Can I eat at a restaurant that uses peanut oil if I have a peanut allergy?

Peanut oil surrounded by peanuts

If you or a loved one has a peanut allergy, knowing exactly what's in any given food you’re consuming is second nature. You may even recoil at the word “peanut.”

That instinct could lead you to automatically reject restaurants like Five Guys and Chick-fil-A, which make it clear they cook with peanut oil. While there are some reasons to still be cautious at such places, it turns out that the oil itself isn’t necessarily one of them.

Is peanut oil safe for me to eat if I have a peanut allergy?

Yes. Peanut allergy is caused by an allergic reaction to the peanut protein. Peanut oil is typically safe because it's highly refined and has almost no detectable allergen (protein). This is the type of peanut oil often used in cooking and frying and is safe for individuals with peanut allergy.

In fact, the Food and Drug Administration (FDA) specifically exempts highly refined peanut oil from needing to be labeled as an allergen the way “peanut” would need to be.

Does the severity of my peanut allergy matter?

The severity of the allergy does not matter when it comes to peanut oil, but the type of oil does.

Is there a difference in risk between refined and unrefined peanut oil?

Yes. Refined peanut oil goes through an extensive process that removes the protein/allergen, and this process is what makes it useful for high-heat cooking.

Unrefined (also known as cold-pressed, crude or gourmet) peanut oil does have peanut protein in it and should be avoided by people with a peanut allergy. This type of oil you might find used in a salad dressing or sauce, but it's not the same as cooking peanut oil.

Five Guys, for example, cooks with peanut oil but also has peanuts out in its restaurants. Could I be affected by the peanuts themselves if I were to either dine in or get a takeout order?

Yes, the risk in this situation is not from the peanut oil (which is also used in other fast food chains, such as Chick-Fil-A), but rather the cross-contact with peanuts themselves.
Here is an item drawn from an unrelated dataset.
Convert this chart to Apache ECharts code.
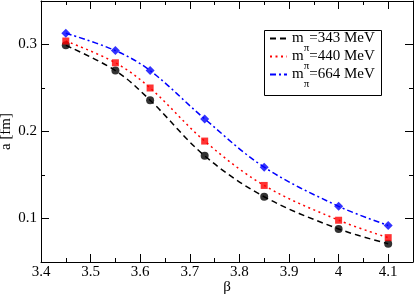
<!DOCTYPE html>
<html><head><meta charset="utf-8">
<script src="https://cdn.jsdelivr.net/npm/echarts@6/dist/echarts.min.js"></script>
<style>html,body{margin:0;padding:0;background:#fff}#c{width:415px;height:297px}</style>
</head><body><div id="c"></div>
<script>
// ---- data ----
const beta = [3.45, 3.55, 3.62, 3.73, 3.85, 4.0, 4.1];
const a343 = [0.299, 0.270, 0.236, 0.172, 0.125, 0.088, 0.071];
const a440 = [0.304, 0.279, 0.250, 0.189, 0.138, 0.098, 0.078];
const a664 = [0.313, 0.293, 0.270, 0.2145, 0.159, 0.114, 0.092];
const pionMasses = ['343', '440', '664'];
const xTickValues = [3.4, 3.5, 3.6, 3.7, 3.8, 3.9, 4.0, 4.1];
const xTickLabels = ['3.4', '3.5', '3.6', '3.7', '3.8', '3.9', '4', '4.1'];
const xMinorValues = [3.45, 3.55, 3.65, 3.75, 3.85, 3.95, 4.05];
const yTickValues = [0.1, 0.2, 0.3];
const yTickLabels = ['0.1', '0.2', '0.3'];
const yMinorValues = [0.15, 0.25];

const FONT = "'Liberation Serif', 'Times New Roman', serif";
const X_MIN = 3.4, X_MAX = 4.15, Y_MIN = 0.05, Y_MAX = 0.35;

function lbl(values, labels) {
  return function (v) {
    for (let i = 0; i < values.length; i++) if (Math.abs(values[i] - v) < 1e-6) return labels[i];
    return '';
  };
}
function axis(kind, pos, tickVals, tickLen, withLabels, withLine, extra) {
  const isX = kind === 'x';
  const o = {
    type: 'value', position: pos,
    min: isX ? X_MIN : Y_MIN, max: isX ? X_MAX : Y_MAX, interval: 0.05,
    axisLine: { show: withLine, onZero: false, lineStyle: { color: '#000', width: 1 } },
    axisTick: { show: true, inside: true, length: tickLen, customValues: tickVals, lineStyle: { color: '#000', width: 1 } },
    axisLabel: withLabels ? {
      show: true, customValues: tickVals, color: '#000', fontFamily: FONT, fontSize: 15,
      margin: isX ? 3 : 4,
      formatter: isX ? lbl(xTickValues, xTickLabels) : lbl(yTickValues, yTickLabels)
    } : { show: false },
    splitLine: { show: false }
  };
  return Object.assign(o, extra || {});
}

const lineColors = ['#000000', '#ff0000', '#0000ff'];
const lineTypes = [[6, 4], [2, 3.5], [6, 3, 2, 3]];
const values = [a343, a440, a664];
const symbols = ['circle', 'rect', 'diamond'];
const symbolSizes = [8, 7, 9];

const series = [];
values.forEach((arr, k) => {
  series.push({
    name: pionMasses[k], type: 'line', xAxisIndex: 0, yAxisIndex: 0,
    data: beta.map((b, i) => [b, arr[i]]), smooth: 0.35, symbol: 'none',
    lineStyle: { color: lineColors[k], width: 1.5, type: lineTypes[k] },
    itemStyle: { color: lineColors[k] }, z: 2
  });
});
values.forEach((arr, k) => {
  series.push({
    name: 'pts' + pionMasses[k], type: 'scatter', xAxisIndex: 0, yAxisIndex: 0,
    data: beta.map((b, i) => [b, arr[i]]), symbol: symbols[k], symbolSize: symbolSizes[k],
    itemStyle: { color: lineColors[k] }, z: 3
  });
});

const chart = echarts.init(document.getElementById('c'), null, { renderer: 'canvas' });
chart.setOption({
  animation: false,
  backgroundColor: '#fff',
  grid: { left: 41, right: 2, top: 1, bottom: 35, containLabel: false, outerBoundsMode: 'none' },
  xAxis: [
    axis('x', 'bottom', xTickValues, 8, true, true, { name: 'β', nameLocation: 'middle', nameGap: 18, nameMoveOverlap: false, nameTextStyle: { color: '#000', fontFamily: FONT, fontSize: 15 } }),
    axis('x', 'bottom', xMinorValues, 4, false, false),
    axis('x', 'top', xTickValues, 8, false, true),
    axis('x', 'top', xMinorValues, 4, false, false)
  ],
  yAxis: [
    axis('y', 'left', yTickValues, 8, true, true, { name: 'a [fm]', nameLocation: 'middle', nameGap: 27, nameMoveOverlap: false, nameTextStyle: { color: '#000', fontFamily: FONT, fontSize: 15 } }),
    axis('y', 'left', yMinorValues, 4, false, false),
    axis('y', 'right', yTickValues, 8, false, true),
    axis('y', 'right', yMinorValues, 4, false, false)
  ],
  legend: {
    data: pionMasses, orient: 'vertical', left: 269, top: 23, padding: 0,
    itemWidth: 17, itemHeight: 10, itemGap: -13,
    itemStyle: { opacity: 0 },
    formatter: n => '{a|m}{s|π}{a|=' + n + ' MeV}',
    textStyle: {
      color: '#000', fontFamily: FONT, fontSize: 15,
      rich: {
        a: { fontFamily: FONT, fontSize: 15, lineHeight: 15, color: '#000' },
        s: { fontFamily: FONT, fontSize: 11, lineHeight: 11, padding: [20, 0, 0, 0], color: '#000' }
      }
    }
  },
  graphic: [{
    type: 'rect', shape: { x: 264.5, y: 30.5, width: 117, height: 65 },
    style: { fill: 'none', stroke: '#000', lineWidth: 1 }, silent: true
  }],
  series: series
});
</script></body></html>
You should always alert food handlers if you or someone with you has a peanut allergy and make sure peanuts aren't coming in contact with your food. If they can't guarantee the food didn't come in contact with the peanuts, it's better to avoid that setting.

If I do consume peanut oil, what are some common peanut allergy symptoms if I do have a reaction? How severe are they, in general?

Highly refined (cooking) peanut oil shouldn't cause symptoms of a reaction.

The unrefined peanut oil (which may taste like peanuts), or accidental exposure to peanuts in a dish can cause any symptoms of allergic reaction, which may be mild or severe. These symptoms include rash, itchy sensation, swelling, sore throat, cough, congestion, difficulty breathing, abdominal pain or vomiting.

If you're concerned about allergic reaction, always refer to the plan and emergency medications prescribed by your doctor.